[Rows from a dataset of charts and code]
-- BEGIN --

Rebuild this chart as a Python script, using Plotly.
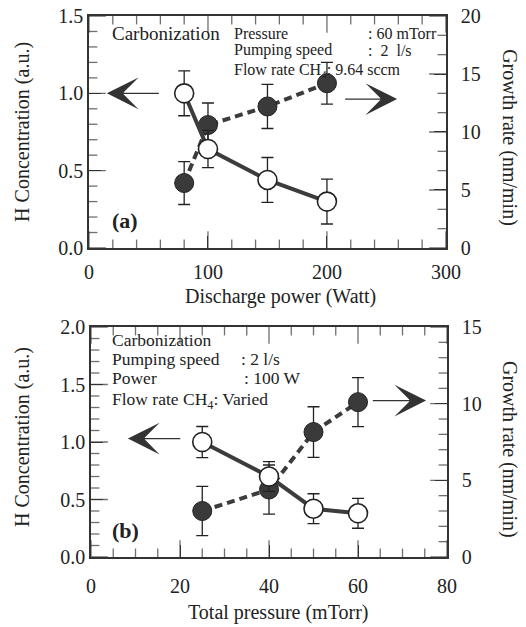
import numpy as np
import plotly.graph_objects as go

# ---- data (panel a: discharge power) ----
power = [80, 100, 150, 200]
h_conc_a = [1.00, 0.64, 0.44, 0.30]
h_err_a = [0.145, 0.12, 0.145, 0.145]
growth_a = [5.6, 10.6, 12.2, 14.2]
growth_err_a = [1.85, 1.9, 1.9, 1.8]

# ---- data (panel b: total pressure) ----
pressure = [25, 40, 50, 60]
h_conc_b = [1.00, 0.70, 0.42, 0.38]
h_err_b = [0.135, 0.13, 0.13, 0.13]
growth_b = [3.0, 4.4, 8.15, 10.1]
growth_err_b = [1.6, 1.6, 1.65, 1.6]

FONT = "Liberation Serif, Times New Roman, serif"
INK = "#222222"
LINE = "#3c3c3c"
AX = "#333333"

fig = go.Figure()

# ---- inside tick marks: line markers centred on the axis, clipped to the plot area ----
MAJ, MIN = 24, 12   # full marker length; half of it lies inside the plot

def vals(lo, hi, step):
    return [round(v, 6) for v in np.arange(lo, hi + step * 1e-3, step)]

def tick_trace(xs, ys, sizes, xa, ya, symbol):
    fig.add_trace(go.Scatter(
        x=xs, y=ys, xaxis=xa, yaxis=ya, mode="markers", cliponaxis=True,
        marker=dict(symbol=symbol, size=sizes, color=AX, line=dict(color=AX, width=1.3)),
        hoverinfo="skip", showlegend=False))

def x_ticks(xa, ya, lo, hi, major, minor, ymin, ymax):
    majors = vals(lo, hi, major)
    v = vals(lo, hi, minor)
    s = [MAJ if any(abs(a - m) < 1e-6 for m in majors) else MIN for a in v]
    tick_trace(v + v, [ymin] * len(v) + [ymax] * len(v), s + s, xa, ya, "line-ns")

def y_ticks(xa, ya, lo, hi, major, minor, xpos):
    majors = vals(lo, hi, major)
    v = vals(lo, hi, minor)
    s = [MAJ if any(abs(a - m) < 1e-6 for m in majors) else MIN for a in v]
    tick_trace([xpos] * len(v), v, s, xa, ya, "line-ew")

x_ticks("x", "y", 0, 300, 100, 20, 0, 20)
y_ticks("x", "y", 0, 20, 5, 5 / 3, 300)
x_ticks("x2", "y2", 0, 80, 20, 5, 0, 15)
y_ticks("x2", "y2", 0, 15, 5, 1, 80)

def add_panel(x, h, herr, g, gerr, xa, ya_growth, ya_h):
    fig.add_trace(go.Scatter(
        x=x, y=g, xaxis=xa, yaxis=ya_growth, mode="lines+markers",
        line=dict(color=LINE, width=4, dash="8px,5px"),
        marker=dict(size=19, color="#3a3a3a", line=dict(color=INK, width=1)),
        error_y=dict(type="data", array=gerr, color=INK, thickness=1.3, width=6),
        showlegend=False))
    fig.add_trace(go.Scatter(
        x=x, y=h, xaxis=xa, yaxis=ya_h, mode="lines+markers",
        line=dict(color=LINE, width=4),
        marker=dict(size=19, color="white", line=dict(color=INK, width=1.6)),
        error_y=dict(type="data", array=herr, color=INK, thickness=1.3, width=6),
        showlegend=False))

y_ticks("x", "y3", 0, 1.5, 0.5, 0.1, 0)
y_ticks("x2", "y4", 0, 2.0, 0.5, 0.1, 0)
add_panel(power, h_conc_a, h_err_a, growth_a, growth_err_a, "x", "y", "y3")
add_panel(pressure, h_conc_b, h_err_b, growth_b, growth_err_b, "x2", "y2", "y4")

tickfont = dict(family=FONT, size=20, color=INK)
axcommon = dict(showline=True, linewidth=1.5, linecolor=AX, ticks="inside",
                ticklen=12, tickwidth=1.3, tickcolor=AX, showgrid=False,
                zeroline=False, tickfont=tickfont, automargin=False,
                ticklabeloverflow="allow", mirror=False)

# the page body has an 8px margin; the figure is offset by it
fig.update_layout(
    width=518, height=619,
    margin=dict(l=81, r=79, t=8, b=70, autoexpand=False),
    paper_bgcolor="white", plot_bgcolor="white",
    font=dict(family=FONT, color=INK),
    xaxis=dict(domain=[0, 0.997], anchor="y", range=[0, 300], dtick=100,
               ticklabelstandoff=5, **axcommon),
    yaxis=dict(domain=[0.5712, 1], anchor="x", side="right", range=[0, 20], dtick=5,
               ticklabelstandoff=9, **axcommon),
    yaxis3=dict(overlaying="y", anchor="x", side="left", range=[0, 1.5], dtick=0.5,
                tickformat=".1f", **axcommon),
    xaxis2=dict(domain=[0.0056, 1], anchor="y2", range=[0, 80], dtick=20,
                ticklabelstandoff=10, **axcommon),
    yaxis2=dict(domain=[0, 0.4251], anchor="x2", side="right", range=[0, 15], dtick=5,
                ticklabelstandoff=9, **axcommon),
    yaxis4=dict(overlaying="y2", anchor="x2", side="left", range=[0, 2.0], dtick=0.5,
                tickformat=".1f", **axcommon),
)
# top frame lines
fig.update_xaxes(mirror=True)

titlefont = dict(family=FONT, size=20, color=INK)
ann = []

def title(t, x, y, angle):
    ann.append(dict(text=t, xref="paper", yref="paper", x=x, y=y, textangle=angle,
                    showarrow=False, font=titlefont, xanchor="center", yanchor="middle"))

title("Discharge power (Watt)", 0.536, 0.481, 0)
title("Total pressure (mTorr)", 0.528, -0.1017, 0)
title("H Concentration (a.u.)", -0.184, 0.786, -90)
title("H Concentration (a.u.)", -0.184, 0.222, -90)
title("Growth rate (nm/min)", 1.176, 0.776, 90)
title("Growth rate (nm/min)", 1.176, 0.1996, 90)

fa = dict(family=FONT, size=16, color=INK)
fb = dict(family=FONT, size=17.5, color=INK)

def txt(t, xr, yr, x, y, f):
    ann.append(dict(text=t, xref=xr, yref=yr, x=x, y=y, xanchor="left", yanchor="middle",
                    showarrow=False, font=f))

txt("Carbonization", "x domain", "y domain", 0.059, 0.925, dict(family=FONT, size=19, color=INK))
txt("Pressure", "x domain", "y domain", 0.40, 0.925, fa)
txt(": 60 mTorr", "x domain", "y domain", 0.777, 0.925, fa)
txt("Pumping speed", "x domain", "y domain", 0.40, 0.853, fa)
txt(":  2  l/s", "x domain", "y domain", 0.777, 0.853, fa)
txt("Flow rate CH<sub>4</sub>: 9.64 sccm", "x domain", "y domain", 0.40, 0.765, fa)
txt("<b>(a)</b>", "x domain", "y domain", 0.059, 0.12, dict(family=FONT, size=22, color=INK))

txt("Carbonization", "x2 domain", "y2 domain", 0.053, 0.943, fb)
txt("Pumping speed", "x2 domain", "y2 domain", 0.053, 0.861, fb)
txt(": 2 l/s", "x2 domain", "y2 domain", 0.417, 0.861, fb)
txt("Power", "x2 domain", "y2 domain", 0.053, 0.778, fb)
txt(": 100 W", "x2 domain", "y2 domain", 0.423, 0.778, fb)
txt("Flow rate CH<sub>4</sub>: Varied", "x2 domain", "y2 domain", 0.053, 0.68, fb)
txt("<b>(b)</b>", "x2 domain", "y2 domain", 0.053, 0.117, dict(family=FONT, size=22, color=INK))

def arrow(xr, yr, x_head, x_tail, y):
    ann.append(dict(text="", xref=xr, yref=yr, axref=xr, ayref=yr, x=x_head, y=y,
                    ax=x_tail, ay=y, showarrow=True, arrowhead=3, arrowsize=4.4,
                    arrowwidth=1.2, arrowcolor="#333"))

arrow("x", "y3", 15, 60, 1.0)
arrow("x", "y", 259, 214, 12.84)
arrow("x2", "y4", 8.3, 20.4, 1.03)
arrow("x2", "y2", 75.3, 63, 10.2)

fig.update_layout(annotations=ann)
fig.write_html("out.html")
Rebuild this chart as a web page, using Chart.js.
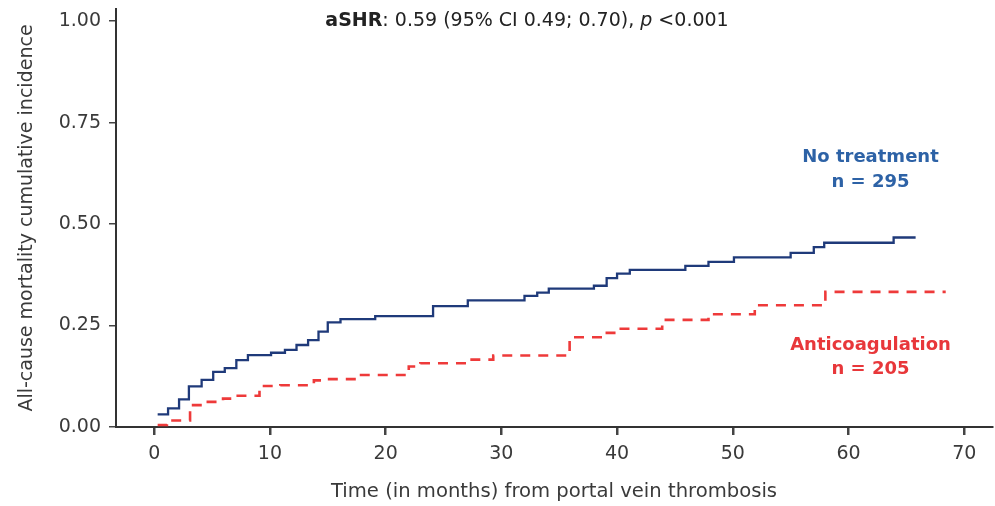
<!DOCTYPE html>
<html>
<head>
<meta charset="utf-8">
<script src="https://cdn.jsdelivr.net/npm/chart.js@4.4.1/dist/chart.umd.min.js"></script>
<style>
  html, body { margin: 0; padding: 0; background: #fff; }
  #wrap { width: 995px; height: 506px; }
</style>
</head>
<body>
<div id="wrap"><canvas id="kmchart" width="995" height="506"></canvas></div>
<script>
// step points: month where the step happens, incidence after it
var noTxMonths    = [0.3, 1.2, 2.15, 3.0, 4.1, 5.1, 6.1, 7.1, 8.1, 10.1, 11.3, 12.3, 13.3, 14.2, 15.0, 16.1, 19.1, 24.1, 27.1, 32.0, 33.1, 34.1, 38.0, 39.1, 40.0, 41.1, 45.9, 47.9, 50.1, 55.0, 57.0, 57.9, 63.9, 65.8];
var noTxIncidence = [0.031, 0.046, 0.068, 0.100, 0.116, 0.136, 0.145, 0.165, 0.177, 0.183, 0.190, 0.202, 0.214, 0.235, 0.258, 0.266, 0.273, 0.298, 0.312, 0.323, 0.331, 0.341, 0.348, 0.367, 0.378, 0.387, 0.397, 0.407, 0.418, 0.429, 0.443, 0.454, 0.467, 0.467];

var antiMonths    = [0.3, 1.1, 3.1, 4.5, 5.95, 7.1, 9.1, 10.9, 13.8, 14.9, 17.5, 22.0, 23.0, 27.0, 29.3, 35.9, 38.8, 40.0, 43.9, 47.9, 51.9, 58.0, 68.4];
var antiIncidence = [0.005, 0.016, 0.054, 0.062, 0.070, 0.077, 0.101, 0.103, 0.115, 0.118, 0.128, 0.149, 0.157, 0.166, 0.176, 0.221, 0.232, 0.242, 0.264, 0.278, 0.300, 0.333, 0.333];

var xTicks = [0, 10, 20, 30, 40, 50, 60, 70];
var yTicks = [0, 0.25, 0.5, 0.75, 1.0];

// group labels: text lines, anchor month, anchor incidence of each line
var groupNames  = ['No treatment', 'Anticoagulation'];
var groupCounts = ['n = 295', 'n = 205'];
var groupLabelX = [61.9, 61.9];
var groupNameY  = [0.665, 0.202];
var groupCountY = [0.603, 0.143];

var blue = '#1f3a7a';
var red = '#ee3a3a';
var blueText = '#2d62a6';
var redText = '#e8373a';
var FONT = "'DejaVu Sans', sans-serif";

function toPoints(xs, ys) {
    var pts = [];
    for (var i = 0; i < xs.length; i++) pts.push({x: xs[i], y: ys[i]});
    return pts;
}

// headline and group labels
var textPlugin = {
    id: 'kmText',
    afterDraw: function(chart) {
        var ctx = chart.ctx;
        var xs = chart.scales.x, ys = chart.scales.y;
        ctx.save();
        ctx.textBaseline = 'middle';

        // headline with mixed styles
        var parts = [
            ['bold 19px ' + FONT, 'aSHR'],
            ['19px ' + FONT, ': 0.59 (95% CI 0.49; 0.70), '],
            ['italic 19px ' + FONT, 'p'],
            ['19px ' + FONT, ' <0.001']
        ];
        var total = 0;
        parts.forEach(function(p) { ctx.font = p[0]; total += ctx.measureText(p[1]).width; });
        var x = 527 - total / 2;
        ctx.fillStyle = '#222';
        ctx.textAlign = 'left';
        parts.forEach(function(p) {
            ctx.font = p[0];
            ctx.fillText(p[1], x, 21);
            x += ctx.measureText(p[1]).width;
        });

        ctx.textAlign = 'center';
        ctx.font = 'bold 18px ' + FONT;
        var colors = [blueText, redText];
        for (var i = 0; i < groupNames.length; i++) {
            ctx.fillStyle = colors[i];
            var gx = xs.getPixelForValue(groupLabelX[i]);
            ctx.fillText(groupNames[i], gx, ys.getPixelForValue(groupNameY[i]));
            ctx.fillText(groupCounts[i], gx, ys.getPixelForValue(groupCountY[i]));
        }
        ctx.restore();
    }
};

var km = new Chart(document.getElementById('kmchart').getContext('2d'), {
    type: 'line',
    data: {
        datasets: [{
            label: 'No treatment',
            data: toPoints(noTxMonths, noTxIncidence),
            borderColor: blue,
            borderWidth: 2.3,
            stepped: 'before',
            pointRadius: 0,
            fill: false
        }, {
            label: 'Anticoagulation',
            data: toPoints(antiMonths, antiIncidence),
            borderColor: red,
            borderWidth: 2.6,
            borderDash: [10, 8],
            stepped: 'before',
            pointRadius: 0,
            fill: false
        }]
    },
    options: {
        responsive: false,
        animation: false,
        layout: { padding: { left: 0, right: 3, top: 9, bottom: 0 } },
        plugins: {
            legend: { display: false },
            tooltip: { enabled: false }
        },
        scales: {
            x: {
                type: 'linear',
                min: -3.3,
                max: 72.4,
                afterBuildTicks: function(scale) {
                    scale.ticks = xTicks.map(function(v) { return {value: v}; });
                },
                afterFit: function(scale) {
                    scale.height = 79;
                    scale.paddingLeft = 0;
                    scale.paddingRight = 0;
                },
                grid: { drawOnChartArea: false, tickLength: 8, color: '#444', lineWidth: 2.5 },
                border: { display: true, color: '#333', width: 2 },
                ticks: { color: '#3a3a3a', font: { family: FONT, size: 19 }, padding: 8, maxRotation: 0 },
                title: {
                    display: true,
                    text: 'Time (in months) from portal vein thrombosis',
                    color: '#3a3a3a',
                    font: { family: FONT, size: 19.6 },
                    padding: { top: 0, bottom: 2 }
                }
            },
            y: {
                type: 'linear',
                min: 0,
                max: 1.03,
                afterBuildTicks: function(scale) {
                    scale.ticks = yTicks.map(function(v) { return {value: v}; });
                },
                afterFit: function(scale) {
                    scale.width = 116;
                    scale.paddingTop = 0;
                    scale.paddingBottom = 0;
                },
                grid: { drawOnChartArea: false, tickLength: 7, color: '#444', lineWidth: 1.5 },
                border: { display: true, color: '#333', width: 2 },
                ticks: {
                    color: '#3a3a3a',
                    font: { family: FONT, size: 19 },
                    padding: 8,
                    callback: function(v) { return Number(v).toFixed(2); }
                },
                title: {
                    display: true,
                    text: 'All-cause mortality cumulative incidence',
                    color: '#3a3a3a',
                    font: { family: FONT, size: 19 },
                    padding: { top: 16, bottom: 0 }
                }
            }
        }
    },
    plugins: [textPlugin]
});
</script>
</body>
</html>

-- END --

= Set exercise =
Copy the records above exactly, from the first line through the line containing "import plotly.graph_objects as go", and leave out the pictures.

= Output of the task =
Rebuild this chart as a Python script, using Plotly.
import numpy as np
import plotly.graph_objects as go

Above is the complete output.